A darker case is that the United States is simply too incompetent to exercise global leadership—the evidence being the experience of the last 15 years of wars in Afghanistan and Iraq, and also Vietnam a generation earlier.

It seems hard to deny that U.S. “leadership” over the last quarter-century has been mostly unsuccessful in the places where it has been exercised most. In some parts of the world, it has clearly caused more harm than it prevented. The core conceit that U.S. “leadership” is necessary and indispensable to international order doesn’t hold up very well when we consider how many times in this period the U.S. ran roughshod over international law, attacked other countries unnecessarily, overthrew recognized governments with no preparation for the aftermath, and destabilized at least one entire region for decades. The places where U.S. “leadership” has been exercised most vigorously and aggressively tend to be much worse off now than before they were on the receiving end of that “leadership.” If the U.S. has been less fixated on “leading” and “doing something” in so many other countries, both the U.S. and the rest of the world would have suffered far fewer losses.

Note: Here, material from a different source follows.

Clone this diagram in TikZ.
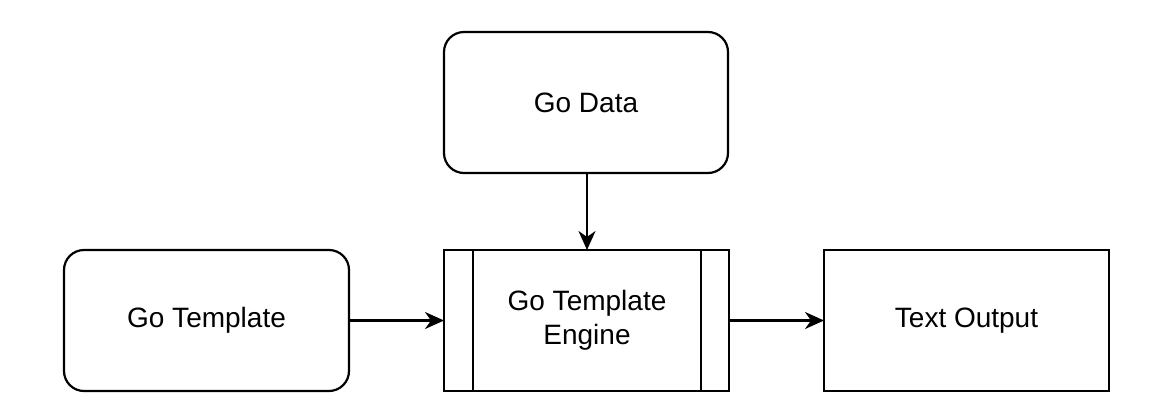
\documentclass[tikz,border=0pt]{standalone}
\usepackage{fontspec}
\setmainfont{Liberation Sans}
\usetikzlibrary{arrows.meta}
\begin{document}
\begin{tikzpicture}[x=1pt,y=-1pt,
  box/.style={draw=black,line width=2.2pt,fill=white,inner sep=0pt},
  rbox/.style={box,rounded corners=20pt},
  lbl/.style={font=\fontsize{28}{34}\selectfont,align=center},
  arr/.style={line width=2.2pt,-{Stealth[length=19pt,width=17pt,inset=6pt]}}]
\useasboundingbox (0,0) rectangle (1150,418);
% Go Data
\draw[rbox] (444,32) rectangle (728,173);
\node[lbl] (data) at (586,102.5) {Go Data};
\coordinate (dataS) at (587,173);
% Go Template
\draw[rbox] (64,250) rectangle (349,391);
\node[lbl] (tmpl) at (206.5,320.5) {Go Template};
\coordinate (tmplE) at (349,320.5);
% Engine
\draw[box] (444,250) rectangle (729,391);
\draw[line width=2.2pt] (473,250) -- (473,391);
\draw[line width=2.2pt] (701,250) -- (701,391);
\node[lbl] (eng) at (587,320.5) {Go Template\\Engine};
\coordinate (engN) at (587,250);
\coordinate (engW) at (444,320.5);
\coordinate (engE) at (729,320.5);
% Text Output
\draw[box] (824,250) rectangle (1109,391);
\node[lbl] (out) at (966.5,320.5) {Text Output};
\coordinate (outW) at (824,320.5);
% arrows
\draw[arr] (dataS) -- (engN);
\draw[arr] (tmplE) -- (engW);
\draw[arr] (engE) -- (outW);
\end{tikzpicture}
\end{document}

It’s true that the U.S. has sometimes had success abroad, but when it has succeeded it has usually done so when it was cooperating with local governments to deter external threats. Our greatest failures have come from waging preventive war, toppling existing regimes, and/or taking sides in foreign civil wars that we usually don’t understand and don’t know how to win. The incessant, increasingly militarized interference in the affairs of other states that has characterized so much of U.S. foreign policy over the last two decades has offered the world exactly the sort of “leadership” that other nations don’t and never will want. Because so many advocates of U.S. “leadership” have argued for this incessant interference, they have made it difficult to distinguish between the two in practice. Indeed, they have identified their definition of U.S. “leadership” very closely with their consistent support for illegal and unnecessary wars, and in so doing have done more than its critics ever could to discredit the concept. The hawkish lament that the U.S. hasn’t done more in Syria is in keeping with this. They equate “leading” with taking sides in a multi-sided civil war where there are few or no U.S. interests at stake, but don’t want U.S. “leadership” as a whole to be judged by the horrific track record of previous interventions from the last fifteen years. The good news is that “leadership” doesn’t have to mean what they say it does. Nonetheless, we should judge their idea of “leadership” by its appalling record.